DESCRIPTION OF THE TASK
Search the data below for the string "Rebuild". Extract every line that contains it.

RECORDED DATA
• • •

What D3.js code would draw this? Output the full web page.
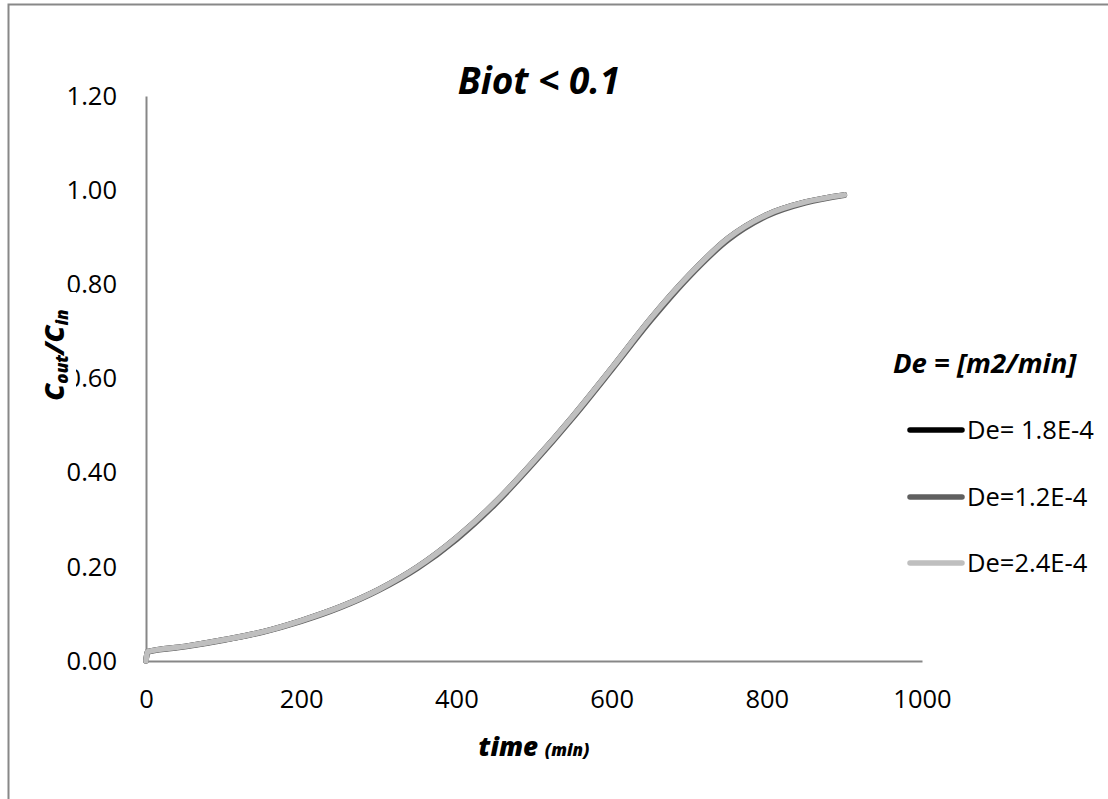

• • •

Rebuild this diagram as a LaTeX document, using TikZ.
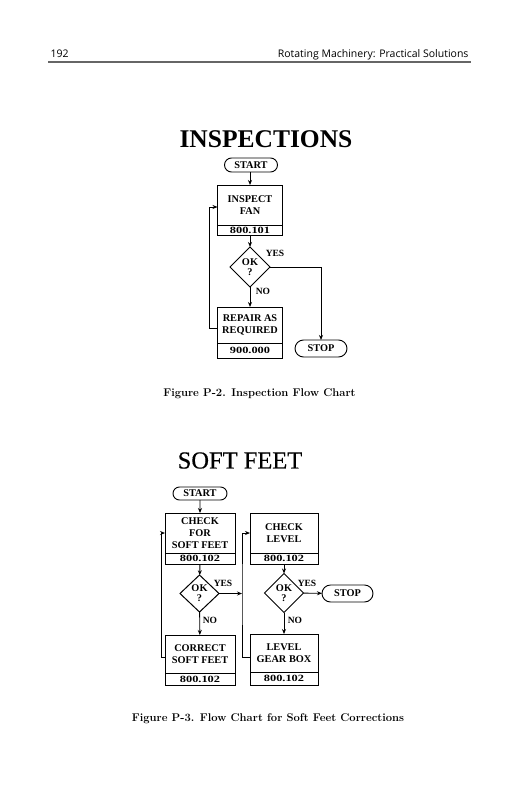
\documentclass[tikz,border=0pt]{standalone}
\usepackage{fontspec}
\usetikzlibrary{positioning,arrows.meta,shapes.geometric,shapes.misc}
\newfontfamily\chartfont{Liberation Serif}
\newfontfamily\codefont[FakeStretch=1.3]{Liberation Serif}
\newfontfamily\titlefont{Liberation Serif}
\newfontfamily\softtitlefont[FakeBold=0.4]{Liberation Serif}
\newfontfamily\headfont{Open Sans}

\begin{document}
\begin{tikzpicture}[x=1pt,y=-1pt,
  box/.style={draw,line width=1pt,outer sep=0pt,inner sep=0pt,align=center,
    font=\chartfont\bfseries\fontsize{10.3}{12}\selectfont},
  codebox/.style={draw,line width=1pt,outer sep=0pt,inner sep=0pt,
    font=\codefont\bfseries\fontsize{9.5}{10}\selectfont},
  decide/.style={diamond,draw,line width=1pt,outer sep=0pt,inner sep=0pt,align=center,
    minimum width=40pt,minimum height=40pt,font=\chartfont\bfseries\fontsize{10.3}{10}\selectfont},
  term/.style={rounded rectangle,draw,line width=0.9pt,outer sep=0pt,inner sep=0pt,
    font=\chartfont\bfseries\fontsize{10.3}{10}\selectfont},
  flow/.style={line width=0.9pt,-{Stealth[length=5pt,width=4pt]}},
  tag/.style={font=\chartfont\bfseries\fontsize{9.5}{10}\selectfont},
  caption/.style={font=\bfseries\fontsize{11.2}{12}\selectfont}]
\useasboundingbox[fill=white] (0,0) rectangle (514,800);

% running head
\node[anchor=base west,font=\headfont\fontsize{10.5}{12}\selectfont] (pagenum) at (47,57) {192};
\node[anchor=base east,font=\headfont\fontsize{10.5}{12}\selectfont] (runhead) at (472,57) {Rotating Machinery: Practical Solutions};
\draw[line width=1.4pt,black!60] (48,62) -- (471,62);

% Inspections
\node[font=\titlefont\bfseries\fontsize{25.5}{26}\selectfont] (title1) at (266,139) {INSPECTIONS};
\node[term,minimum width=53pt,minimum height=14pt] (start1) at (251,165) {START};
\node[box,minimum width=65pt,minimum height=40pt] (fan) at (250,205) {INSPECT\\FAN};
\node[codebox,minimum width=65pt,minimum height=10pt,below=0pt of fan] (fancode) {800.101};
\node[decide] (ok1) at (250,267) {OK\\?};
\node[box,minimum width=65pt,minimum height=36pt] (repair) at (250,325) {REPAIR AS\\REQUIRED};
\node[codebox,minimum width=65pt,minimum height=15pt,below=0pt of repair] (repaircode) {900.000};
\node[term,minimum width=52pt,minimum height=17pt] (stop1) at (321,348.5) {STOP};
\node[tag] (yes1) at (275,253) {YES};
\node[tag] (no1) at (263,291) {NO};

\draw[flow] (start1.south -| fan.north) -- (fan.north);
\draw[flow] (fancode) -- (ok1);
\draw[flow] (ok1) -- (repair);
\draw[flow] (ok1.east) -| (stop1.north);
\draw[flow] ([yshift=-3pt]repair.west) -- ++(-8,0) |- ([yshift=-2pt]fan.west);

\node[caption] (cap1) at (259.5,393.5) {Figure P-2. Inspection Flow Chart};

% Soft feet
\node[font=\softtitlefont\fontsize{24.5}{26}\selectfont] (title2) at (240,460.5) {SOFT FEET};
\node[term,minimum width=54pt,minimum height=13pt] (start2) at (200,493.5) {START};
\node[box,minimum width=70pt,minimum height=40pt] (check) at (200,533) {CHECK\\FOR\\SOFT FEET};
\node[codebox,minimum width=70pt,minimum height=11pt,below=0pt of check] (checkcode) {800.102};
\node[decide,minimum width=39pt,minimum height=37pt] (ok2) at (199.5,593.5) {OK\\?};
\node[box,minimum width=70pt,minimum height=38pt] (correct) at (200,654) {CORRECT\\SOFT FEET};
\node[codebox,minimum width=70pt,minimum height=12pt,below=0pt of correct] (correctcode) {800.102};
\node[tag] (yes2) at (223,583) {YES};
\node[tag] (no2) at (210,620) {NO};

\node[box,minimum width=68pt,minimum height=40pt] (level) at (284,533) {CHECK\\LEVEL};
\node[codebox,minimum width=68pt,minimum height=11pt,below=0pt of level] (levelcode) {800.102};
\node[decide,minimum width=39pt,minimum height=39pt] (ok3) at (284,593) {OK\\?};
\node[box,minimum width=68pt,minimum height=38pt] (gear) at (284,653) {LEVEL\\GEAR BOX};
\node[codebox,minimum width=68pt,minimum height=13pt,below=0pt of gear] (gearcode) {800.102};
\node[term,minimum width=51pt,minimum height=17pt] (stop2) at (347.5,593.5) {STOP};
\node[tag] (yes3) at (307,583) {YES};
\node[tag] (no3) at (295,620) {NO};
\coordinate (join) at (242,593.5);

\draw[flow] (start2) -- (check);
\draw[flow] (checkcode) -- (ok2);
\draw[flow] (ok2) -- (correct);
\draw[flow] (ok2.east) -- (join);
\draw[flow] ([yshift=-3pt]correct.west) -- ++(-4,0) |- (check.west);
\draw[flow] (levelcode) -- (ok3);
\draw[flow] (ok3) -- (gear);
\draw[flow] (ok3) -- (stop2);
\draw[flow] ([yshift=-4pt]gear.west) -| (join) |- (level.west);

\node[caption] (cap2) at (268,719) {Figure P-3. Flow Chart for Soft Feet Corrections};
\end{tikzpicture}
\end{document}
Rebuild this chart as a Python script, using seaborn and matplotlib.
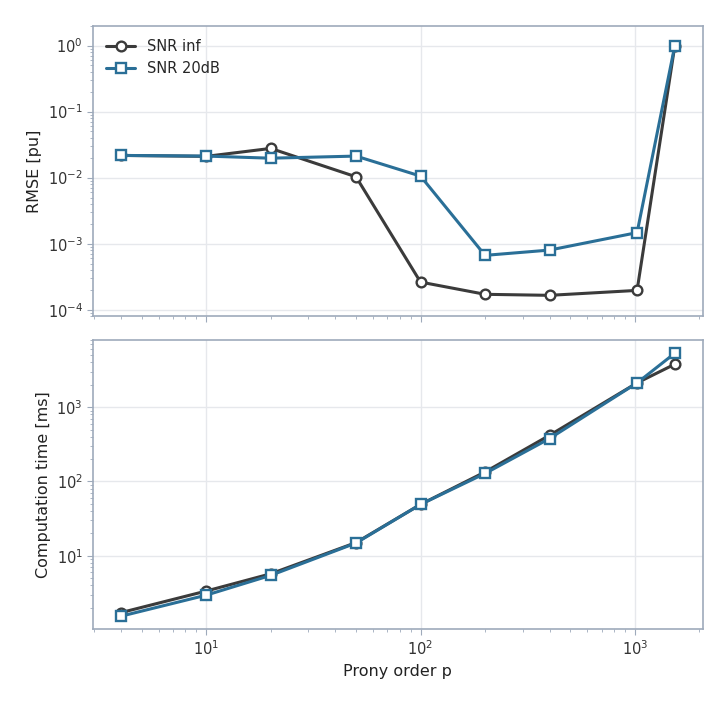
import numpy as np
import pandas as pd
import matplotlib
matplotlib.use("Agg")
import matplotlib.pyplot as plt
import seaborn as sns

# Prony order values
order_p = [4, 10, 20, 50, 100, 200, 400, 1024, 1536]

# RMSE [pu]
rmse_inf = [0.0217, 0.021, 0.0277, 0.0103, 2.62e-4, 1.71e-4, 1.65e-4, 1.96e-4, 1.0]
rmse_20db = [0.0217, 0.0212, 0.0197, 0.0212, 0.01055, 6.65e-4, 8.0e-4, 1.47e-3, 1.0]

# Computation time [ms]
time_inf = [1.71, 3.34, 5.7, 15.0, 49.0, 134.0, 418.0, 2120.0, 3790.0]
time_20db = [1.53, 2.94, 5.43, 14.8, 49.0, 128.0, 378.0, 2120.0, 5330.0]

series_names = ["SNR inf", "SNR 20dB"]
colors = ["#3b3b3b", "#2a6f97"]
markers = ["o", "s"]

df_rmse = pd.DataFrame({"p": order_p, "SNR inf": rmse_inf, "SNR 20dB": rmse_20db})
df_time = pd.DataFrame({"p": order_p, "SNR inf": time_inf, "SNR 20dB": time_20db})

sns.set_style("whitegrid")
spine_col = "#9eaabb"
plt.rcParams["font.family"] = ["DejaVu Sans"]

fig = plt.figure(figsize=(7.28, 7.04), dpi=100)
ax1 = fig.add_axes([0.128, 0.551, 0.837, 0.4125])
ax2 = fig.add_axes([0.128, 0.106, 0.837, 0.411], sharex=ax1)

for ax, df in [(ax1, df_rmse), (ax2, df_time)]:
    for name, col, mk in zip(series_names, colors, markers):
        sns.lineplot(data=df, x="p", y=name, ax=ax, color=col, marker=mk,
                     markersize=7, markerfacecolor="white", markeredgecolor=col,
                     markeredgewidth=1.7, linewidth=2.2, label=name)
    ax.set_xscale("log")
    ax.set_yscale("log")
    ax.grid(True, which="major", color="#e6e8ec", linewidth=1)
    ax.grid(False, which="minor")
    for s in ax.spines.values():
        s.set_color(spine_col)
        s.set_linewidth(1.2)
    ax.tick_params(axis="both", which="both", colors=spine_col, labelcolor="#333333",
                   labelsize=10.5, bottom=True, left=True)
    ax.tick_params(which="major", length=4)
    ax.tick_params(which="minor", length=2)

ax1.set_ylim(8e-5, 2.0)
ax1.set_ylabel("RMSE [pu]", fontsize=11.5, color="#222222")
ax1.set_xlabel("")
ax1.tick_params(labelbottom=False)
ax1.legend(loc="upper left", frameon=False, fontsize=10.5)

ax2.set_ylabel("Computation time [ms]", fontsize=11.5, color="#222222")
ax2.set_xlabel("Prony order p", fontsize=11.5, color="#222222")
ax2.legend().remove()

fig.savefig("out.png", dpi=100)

• • •

WRITTEN ANSWER
Rebuild this diagram as a LaTeX document, using TikZ.
Rebuild this chart as a Python script, using seaborn and matplotlib.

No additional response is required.